In 632, Linghu was made the deputy minister of rites (禮部侍郎), but continued to serve as an imperial historian. He was also created the Baron of Pengyang.

In 636, the Book of Zhou was completed, and Linghu was awarded silk.

In 637, another work by Linghu, the New Rites (新禮), was completed, and his title was promoted to Viscount of Pengyang. Also that year, another project that Linghu participated in, the Records of Clans (氏族志), was completed as well, and he was awarded silk again.

In 641, Linghu was made a member of the staff of Emperor Taizong's son Li Chengqian the Crown Prince. In 643, after Li Chengqian was deposed, Linghu was relieved of his duties.

In 644, Linghu was recalled to civil service and made the prefect of Ya Prefecture (雅州, roughly modern Ya'an, Sichuan), but was later removed from office due to his acts there. Soon, however, when Fang was put in charge of compiling the history of the Jin dynasty (266–420) (Book of Jin), Linghu was made the lead editor on the project, which involved 118 editors, and the other editors largely followed Linghu's lead. After the work was completed in 648, Linghu was made Mishu Jian (秘書監), the head of the archival bureau.

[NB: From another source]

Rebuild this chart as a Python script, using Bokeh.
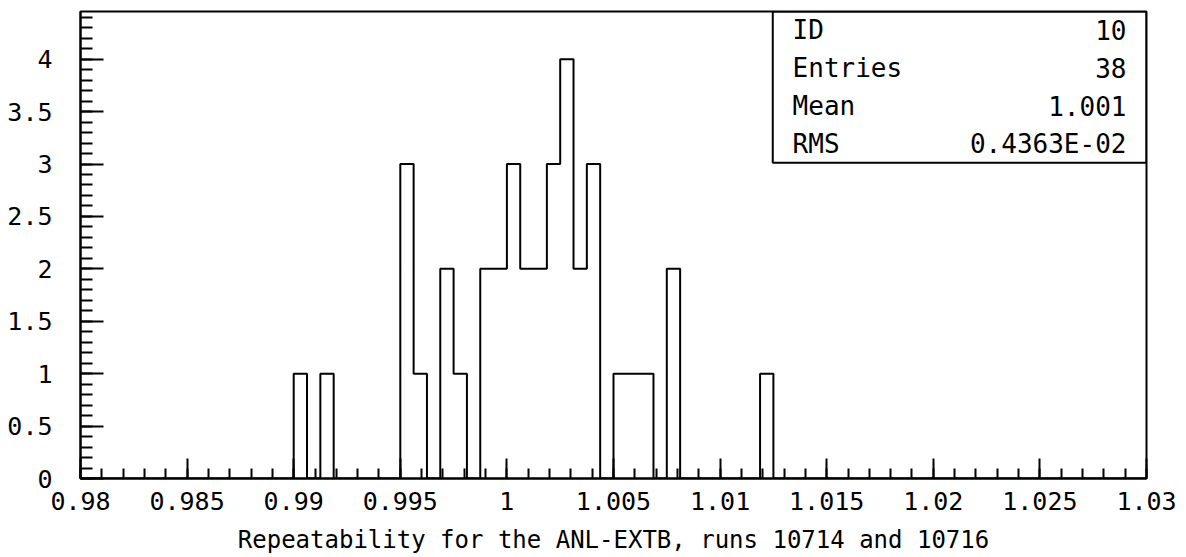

== During Emperor Gaozong's reign ==
Emperor Taizong died in 639 and was succeeded by his son Li Zhi the Crown Prince (as Emperor Gaozong). In 640, Emperor Gaozong put Linghu Defen in charge of editing the laws, and made him the deputy minister of rites again, as well as an imperial scholar at Hongwen Pavilion (弘文館). He was soon made the minister of worship (太常卿, Taichang Qing) and continued to serve as imperial scholar as well.

In 643, Linghu was made Guozi Jijiu (國子祭酒), the principal of the imperial university. As Linghu had compiled the records of Emperor Taizong's reign after 639, he was awarded silk and made an imperial scholar at Chongxian Pavilion (崇賢館). He was later put in charge of compiling the records of Emperor Gaozong's reign as well, and his title was promoted to Duke of Pengyang. In 662, he requested retirement and was allowed to retire with the honorific title of Jinzi Guanglu Daifu (金紫光祿大夫). He died in 666. It was said that in his late years he was particularly diligent in writing, and whenever there were major compilation projects, he would participate.